# [WRITTEN TASK]
Without the pictures, return all of the material exactly as written.

# [RECORDED DATA]
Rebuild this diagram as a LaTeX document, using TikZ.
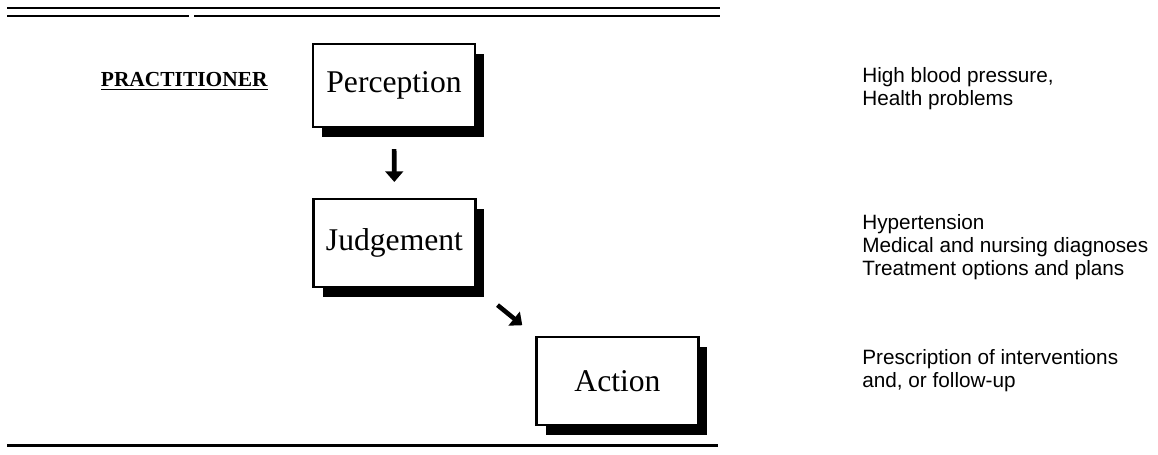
\documentclass[tikz,border=0pt]{standalone}
\usepackage{fontspec}
\setmainfont{Liberation Serif}
\newfontfamily\notefont{Liberation Sans}
\usetikzlibrary{positioning,arrows.meta,shadows}

\begin{document}
\begin{tikzpicture}[x=0.02cm,y=-0.02cm,
      box/.style={draw,line width=1.2pt,fill=white,minimum width=3.24cm,minimum height=1.76cm,inner sep=0pt,
        font=\fontsize{18}{20}\selectfont,
        drop shadow={shadow xshift=0.18cm,shadow yshift=-0.2cm,fill=black,opacity=1}},
      note/.style={anchor=west,align=left,inner sep=0pt,font=\notefont\fontsize{11.8}{13.2}\selectfont},
      arr/.style={-{Triangle[length=6pt,width=10pt]},line width=2.6pt},
      rule/.style={line width=1.7pt}]
    \useasboundingbox (0,0) rectangle (1158,454);
    % rules top and bottom
    \draw[rule] (7,8) -- (720,8);
    \draw[rule] (7,16) -- (189,16);
    \draw[rule] (194,16) -- (720,16);
    \draw[rule] (7,445) -- (718,445);
    % the three stages
    \node[anchor=east,inner sep=0pt,font=\fontsize{12.2}{14}\selectfont\bfseries] (role) at (268,81) {\underline{PRACTITIONER}};
    \node[box,minimum height=1.66cm] (perc) at (394,85.5) {Perception};
    \node[box] (judg) at (394.5,243) {Judgement};
    \node[box] (act) at (617.5,381) {Action};
    \draw[arr,shorten <=0.42cm,shorten >=0.32cm] (perc) -- (judg);
    \draw[arr,shorten <=0.54cm,shorten >=0.34cm] (judg.south east) -- (act.north west);
    % what each stage covers
    \node[note] (perctxt) at (862,89) {High blood pressure,\\Health problems};
    \node[note] (judgtxt) at (862,247) {Hypertension\\Medical and nursing diagnoses\\Treatment options and plans};
    \node[note] (acttxt) at (862,371) {Prescription of interventions\\and, or follow-up};
  \end{tikzpicture}
\end{document}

# [WORKED ANSWER]
Rebuild this diagram as a LaTeX document, using TikZ.
\documentclass[tikz,border=0pt]{standalone}
\usepackage{fontspec}
\setmainfont{Liberation Serif}
\newfontfamily\notefont{Liberation Sans}
\usetikzlibrary{positioning,arrows.meta,shadows}

\begin{document}
\begin{tikzpicture}[x=0.02cm,y=-0.02cm,
      box/.style={draw,line width=1.2pt,fill=white,minimum width=3.24cm,minimum height=1.76cm,inner sep=0pt,
        font=\fontsize{18}{20}\selectfont,
        drop shadow={shadow xshift=0.18cm,shadow yshift=-0.2cm,fill=black,opacity=1}},
      note/.style={anchor=west,align=left,inner sep=0pt,font=\notefont\fontsize{11.8}{13.2}\selectfont},
      arr/.style={-{Triangle[length=6pt,width=10pt]},line width=2.6pt},
      rule/.style={line width=1.7pt}]
    \useasboundingbox (0,0) rectangle (1158,454);
    % rules top and bottom
    \draw[rule] (7,8) -- (720,8);
    \draw[rule] (7,16) -- (189,16);
    \draw[rule] (194,16) -- (720,16);
    \draw[rule] (7,445) -- (718,445);
    % the three stages
    \node[anchor=east,inner sep=0pt,font=\fontsize{12.2}{14}\selectfont\bfseries] (role) at (268,81) {\underline{PRACTITIONER}};
    \node[box,minimum height=1.66cm] (perc) at (394,85.5) {Perception};
    \node[box] (judg) at (394.5,243) {Judgement};
    \node[box] (act) at (617.5,381) {Action};
    \draw[arr,shorten <=0.42cm,shorten >=0.32cm] (perc) -- (judg);
    \draw[arr,shorten <=0.54cm,shorten >=0.34cm] (judg.south east) -- (act.north west);
    % what each stage covers
    \node[note] (perctxt) at (862,89) {High blood pressure,\\Health problems};
    \node[note] (judgtxt) at (862,247) {Hypertension\\Medical and nursing diagnoses\\Treatment options and plans};
    \node[note] (acttxt) at (862,371) {Prescription of interventions\\and, or follow-up};
  \end{tikzpicture}
\end{document}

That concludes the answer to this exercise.